**STATED GOAL:** Please write out the lines of the data exactly, beginning with the first and ending with the line containing "from matplotlib.patches import Rectangle"; leave the pictures behind.

**SOURCE DATA:**
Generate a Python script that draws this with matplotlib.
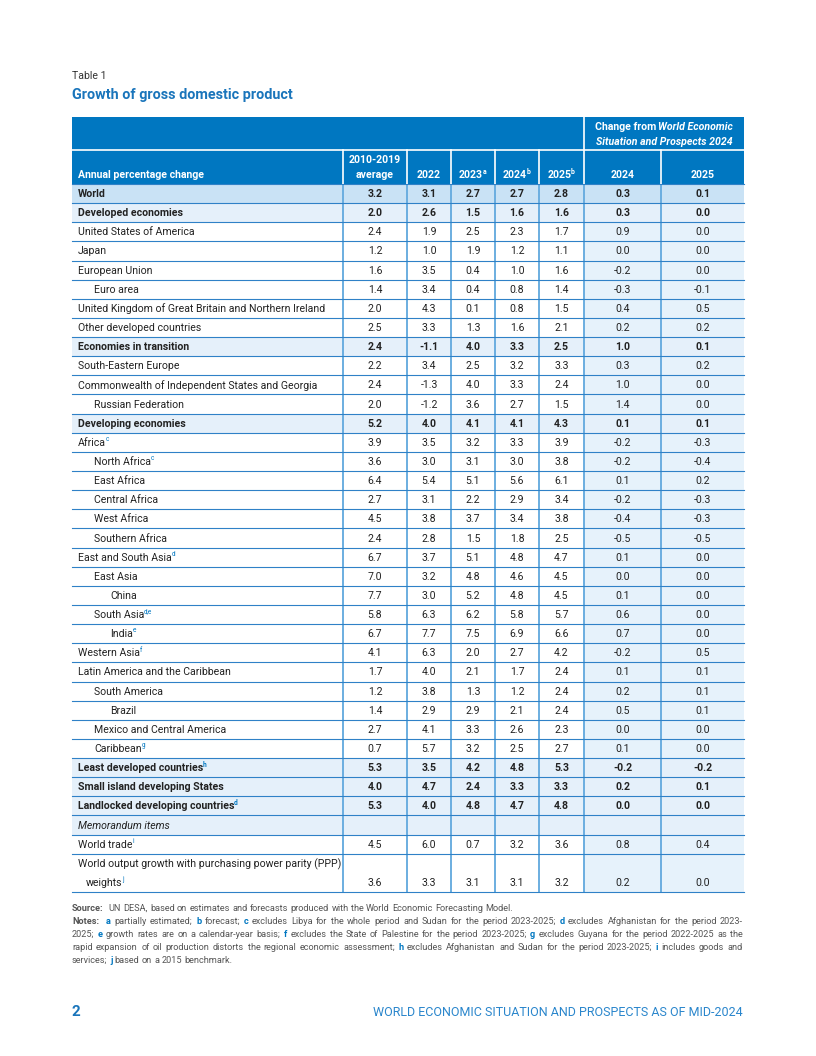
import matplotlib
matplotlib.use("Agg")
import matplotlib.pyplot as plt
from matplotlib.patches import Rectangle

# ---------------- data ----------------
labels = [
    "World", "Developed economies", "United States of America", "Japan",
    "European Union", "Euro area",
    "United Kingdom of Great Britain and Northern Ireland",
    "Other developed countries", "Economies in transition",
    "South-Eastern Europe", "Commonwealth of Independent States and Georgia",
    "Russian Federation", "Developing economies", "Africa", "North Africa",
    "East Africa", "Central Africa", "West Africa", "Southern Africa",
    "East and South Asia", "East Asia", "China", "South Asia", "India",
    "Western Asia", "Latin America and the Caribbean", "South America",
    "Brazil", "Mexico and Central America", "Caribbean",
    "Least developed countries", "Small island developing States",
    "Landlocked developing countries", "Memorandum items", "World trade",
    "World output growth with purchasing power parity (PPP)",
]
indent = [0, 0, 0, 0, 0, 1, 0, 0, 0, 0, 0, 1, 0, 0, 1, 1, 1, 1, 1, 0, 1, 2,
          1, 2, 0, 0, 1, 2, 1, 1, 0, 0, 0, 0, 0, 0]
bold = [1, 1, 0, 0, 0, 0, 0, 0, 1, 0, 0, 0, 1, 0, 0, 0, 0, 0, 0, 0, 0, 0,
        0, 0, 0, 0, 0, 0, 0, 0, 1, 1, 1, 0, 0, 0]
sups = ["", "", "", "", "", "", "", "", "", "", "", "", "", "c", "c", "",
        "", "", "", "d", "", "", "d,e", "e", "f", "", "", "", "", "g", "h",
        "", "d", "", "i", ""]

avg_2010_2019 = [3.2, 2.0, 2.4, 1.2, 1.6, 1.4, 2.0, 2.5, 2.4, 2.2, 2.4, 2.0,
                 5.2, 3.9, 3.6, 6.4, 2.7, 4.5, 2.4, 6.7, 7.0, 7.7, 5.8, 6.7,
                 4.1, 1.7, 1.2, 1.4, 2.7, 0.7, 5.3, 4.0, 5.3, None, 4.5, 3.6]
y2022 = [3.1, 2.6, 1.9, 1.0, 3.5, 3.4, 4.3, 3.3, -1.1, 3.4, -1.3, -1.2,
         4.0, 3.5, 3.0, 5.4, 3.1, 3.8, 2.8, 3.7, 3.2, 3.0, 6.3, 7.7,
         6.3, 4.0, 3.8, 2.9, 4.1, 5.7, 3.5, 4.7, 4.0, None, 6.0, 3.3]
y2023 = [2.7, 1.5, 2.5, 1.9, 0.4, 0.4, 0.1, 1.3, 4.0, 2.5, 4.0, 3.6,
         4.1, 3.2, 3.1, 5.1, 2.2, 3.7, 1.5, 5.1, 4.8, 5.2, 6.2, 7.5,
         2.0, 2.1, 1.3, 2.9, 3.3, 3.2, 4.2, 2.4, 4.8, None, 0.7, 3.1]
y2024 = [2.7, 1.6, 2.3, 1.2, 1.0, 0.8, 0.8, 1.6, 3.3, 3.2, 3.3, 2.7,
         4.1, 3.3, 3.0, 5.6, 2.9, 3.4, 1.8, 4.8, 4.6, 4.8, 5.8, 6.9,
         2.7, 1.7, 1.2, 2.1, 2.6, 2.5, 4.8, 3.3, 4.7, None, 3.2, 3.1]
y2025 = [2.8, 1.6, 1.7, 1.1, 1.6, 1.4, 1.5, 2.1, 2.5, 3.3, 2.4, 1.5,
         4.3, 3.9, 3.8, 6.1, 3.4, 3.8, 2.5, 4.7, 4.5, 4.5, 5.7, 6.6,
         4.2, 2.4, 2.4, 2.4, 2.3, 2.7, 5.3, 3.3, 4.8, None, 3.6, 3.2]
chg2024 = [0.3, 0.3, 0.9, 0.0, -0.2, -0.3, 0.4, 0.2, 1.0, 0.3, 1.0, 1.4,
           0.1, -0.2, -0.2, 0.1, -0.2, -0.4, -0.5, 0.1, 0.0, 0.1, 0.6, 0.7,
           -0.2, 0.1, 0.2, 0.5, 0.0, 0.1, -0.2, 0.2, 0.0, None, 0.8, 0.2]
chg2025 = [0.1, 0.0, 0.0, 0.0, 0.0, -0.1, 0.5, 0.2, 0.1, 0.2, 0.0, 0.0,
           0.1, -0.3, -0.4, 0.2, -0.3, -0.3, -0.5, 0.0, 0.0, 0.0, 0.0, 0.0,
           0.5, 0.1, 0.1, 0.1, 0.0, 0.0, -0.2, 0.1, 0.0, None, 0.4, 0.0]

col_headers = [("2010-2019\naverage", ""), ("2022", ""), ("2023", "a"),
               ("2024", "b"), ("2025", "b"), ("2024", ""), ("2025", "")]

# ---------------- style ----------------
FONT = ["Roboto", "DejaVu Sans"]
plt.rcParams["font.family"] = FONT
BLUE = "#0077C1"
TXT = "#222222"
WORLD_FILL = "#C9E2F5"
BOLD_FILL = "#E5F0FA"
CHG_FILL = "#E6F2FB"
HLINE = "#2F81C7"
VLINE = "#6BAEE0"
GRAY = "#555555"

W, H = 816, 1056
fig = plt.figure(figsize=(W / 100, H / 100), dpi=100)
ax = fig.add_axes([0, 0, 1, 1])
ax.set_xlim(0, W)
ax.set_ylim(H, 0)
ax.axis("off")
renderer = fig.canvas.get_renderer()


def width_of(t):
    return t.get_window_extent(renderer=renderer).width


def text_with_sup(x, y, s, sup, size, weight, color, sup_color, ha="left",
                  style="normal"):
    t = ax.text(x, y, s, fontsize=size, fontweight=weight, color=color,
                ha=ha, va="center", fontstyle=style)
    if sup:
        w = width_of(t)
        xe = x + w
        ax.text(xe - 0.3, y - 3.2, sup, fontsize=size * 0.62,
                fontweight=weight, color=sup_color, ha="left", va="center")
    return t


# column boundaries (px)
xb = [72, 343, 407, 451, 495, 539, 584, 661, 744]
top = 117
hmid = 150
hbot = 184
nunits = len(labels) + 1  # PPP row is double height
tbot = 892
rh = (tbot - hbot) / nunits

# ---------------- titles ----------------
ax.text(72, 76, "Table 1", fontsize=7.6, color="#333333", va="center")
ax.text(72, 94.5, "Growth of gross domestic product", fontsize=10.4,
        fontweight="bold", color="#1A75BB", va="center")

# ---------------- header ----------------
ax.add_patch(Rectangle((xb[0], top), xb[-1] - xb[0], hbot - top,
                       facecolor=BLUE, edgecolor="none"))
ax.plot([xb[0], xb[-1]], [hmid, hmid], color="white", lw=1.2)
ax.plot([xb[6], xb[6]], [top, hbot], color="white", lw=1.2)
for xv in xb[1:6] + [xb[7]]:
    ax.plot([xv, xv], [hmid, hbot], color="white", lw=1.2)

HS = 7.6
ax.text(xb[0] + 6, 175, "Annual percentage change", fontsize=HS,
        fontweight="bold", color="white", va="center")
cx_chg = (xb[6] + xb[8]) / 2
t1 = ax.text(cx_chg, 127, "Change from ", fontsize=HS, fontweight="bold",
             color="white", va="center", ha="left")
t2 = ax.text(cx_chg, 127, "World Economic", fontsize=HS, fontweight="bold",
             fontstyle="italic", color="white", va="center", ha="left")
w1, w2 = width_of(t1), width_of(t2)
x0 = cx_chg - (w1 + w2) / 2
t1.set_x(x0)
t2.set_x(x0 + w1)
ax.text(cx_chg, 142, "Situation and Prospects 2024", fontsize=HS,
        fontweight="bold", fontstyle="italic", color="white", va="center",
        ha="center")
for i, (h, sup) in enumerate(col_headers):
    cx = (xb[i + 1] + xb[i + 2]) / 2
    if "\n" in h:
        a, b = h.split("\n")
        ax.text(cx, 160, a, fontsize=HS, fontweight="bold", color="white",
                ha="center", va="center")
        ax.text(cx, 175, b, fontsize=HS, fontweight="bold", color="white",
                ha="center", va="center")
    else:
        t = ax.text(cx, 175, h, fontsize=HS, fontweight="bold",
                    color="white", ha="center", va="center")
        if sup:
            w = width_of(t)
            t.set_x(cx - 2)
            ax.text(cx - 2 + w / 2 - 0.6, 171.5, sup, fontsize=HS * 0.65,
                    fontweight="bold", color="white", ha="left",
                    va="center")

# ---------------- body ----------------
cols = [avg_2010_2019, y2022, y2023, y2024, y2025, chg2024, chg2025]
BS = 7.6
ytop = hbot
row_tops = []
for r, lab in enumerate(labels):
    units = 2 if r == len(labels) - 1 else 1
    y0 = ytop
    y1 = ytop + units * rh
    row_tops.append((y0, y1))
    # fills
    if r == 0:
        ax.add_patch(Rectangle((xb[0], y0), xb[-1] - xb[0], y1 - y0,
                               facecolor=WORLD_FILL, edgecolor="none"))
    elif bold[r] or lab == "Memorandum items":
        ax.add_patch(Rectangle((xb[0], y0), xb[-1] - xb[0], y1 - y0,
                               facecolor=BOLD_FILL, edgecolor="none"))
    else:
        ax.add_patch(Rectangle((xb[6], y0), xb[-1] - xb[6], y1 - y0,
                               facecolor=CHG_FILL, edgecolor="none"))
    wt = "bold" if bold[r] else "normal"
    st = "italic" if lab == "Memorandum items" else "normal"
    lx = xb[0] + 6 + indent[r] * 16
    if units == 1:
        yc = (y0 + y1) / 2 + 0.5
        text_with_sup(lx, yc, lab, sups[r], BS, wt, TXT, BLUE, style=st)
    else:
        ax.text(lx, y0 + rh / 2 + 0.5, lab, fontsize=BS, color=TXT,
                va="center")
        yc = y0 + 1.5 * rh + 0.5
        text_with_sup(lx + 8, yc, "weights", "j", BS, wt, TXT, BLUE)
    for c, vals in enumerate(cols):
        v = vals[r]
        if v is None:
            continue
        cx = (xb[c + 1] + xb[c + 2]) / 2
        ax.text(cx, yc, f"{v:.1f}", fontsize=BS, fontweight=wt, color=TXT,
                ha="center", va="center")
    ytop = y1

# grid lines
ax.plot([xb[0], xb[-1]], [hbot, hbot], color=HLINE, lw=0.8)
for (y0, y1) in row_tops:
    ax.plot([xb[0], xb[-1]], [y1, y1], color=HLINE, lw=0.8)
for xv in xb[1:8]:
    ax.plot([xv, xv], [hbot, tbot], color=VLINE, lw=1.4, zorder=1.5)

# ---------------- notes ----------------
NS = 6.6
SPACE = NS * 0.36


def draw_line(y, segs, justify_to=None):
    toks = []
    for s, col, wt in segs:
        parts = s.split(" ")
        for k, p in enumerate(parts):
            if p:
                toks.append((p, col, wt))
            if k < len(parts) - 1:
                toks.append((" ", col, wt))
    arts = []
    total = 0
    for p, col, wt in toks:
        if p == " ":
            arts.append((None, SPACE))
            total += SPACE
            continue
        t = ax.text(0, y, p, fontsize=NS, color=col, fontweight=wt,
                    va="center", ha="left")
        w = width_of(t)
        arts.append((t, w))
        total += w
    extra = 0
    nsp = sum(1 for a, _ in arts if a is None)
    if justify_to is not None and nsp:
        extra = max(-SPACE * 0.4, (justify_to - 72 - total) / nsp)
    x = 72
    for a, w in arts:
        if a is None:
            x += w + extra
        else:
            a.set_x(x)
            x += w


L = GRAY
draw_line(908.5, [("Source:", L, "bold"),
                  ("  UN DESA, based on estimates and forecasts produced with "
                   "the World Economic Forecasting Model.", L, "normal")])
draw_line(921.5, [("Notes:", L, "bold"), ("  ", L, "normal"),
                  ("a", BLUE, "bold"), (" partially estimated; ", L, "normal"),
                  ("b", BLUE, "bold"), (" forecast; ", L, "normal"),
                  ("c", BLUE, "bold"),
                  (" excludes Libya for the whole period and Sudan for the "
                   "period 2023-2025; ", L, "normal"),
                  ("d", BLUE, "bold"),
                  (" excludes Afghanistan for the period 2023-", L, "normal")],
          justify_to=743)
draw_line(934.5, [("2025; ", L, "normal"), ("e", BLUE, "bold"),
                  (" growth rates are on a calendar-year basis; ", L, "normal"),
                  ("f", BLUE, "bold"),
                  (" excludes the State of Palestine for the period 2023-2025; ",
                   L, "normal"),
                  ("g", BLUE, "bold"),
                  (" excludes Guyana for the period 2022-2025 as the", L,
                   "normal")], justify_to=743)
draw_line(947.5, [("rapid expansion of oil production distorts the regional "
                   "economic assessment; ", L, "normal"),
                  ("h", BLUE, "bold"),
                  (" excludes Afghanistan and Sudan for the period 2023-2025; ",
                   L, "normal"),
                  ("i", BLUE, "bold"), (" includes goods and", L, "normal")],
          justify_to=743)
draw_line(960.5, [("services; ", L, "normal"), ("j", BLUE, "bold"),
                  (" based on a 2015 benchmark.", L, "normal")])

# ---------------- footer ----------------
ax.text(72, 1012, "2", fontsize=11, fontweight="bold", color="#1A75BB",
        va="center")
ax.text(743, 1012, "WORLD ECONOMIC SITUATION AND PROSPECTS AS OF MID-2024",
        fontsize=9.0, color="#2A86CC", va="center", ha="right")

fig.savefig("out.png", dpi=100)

**RESPONSE FOR THIS EXERCISE:**
Generate a Python script that draws this with matplotlib.
import matplotlib
matplotlib.use("Agg")
import matplotlib.pyplot as plt
from matplotlib.patches import Rectangle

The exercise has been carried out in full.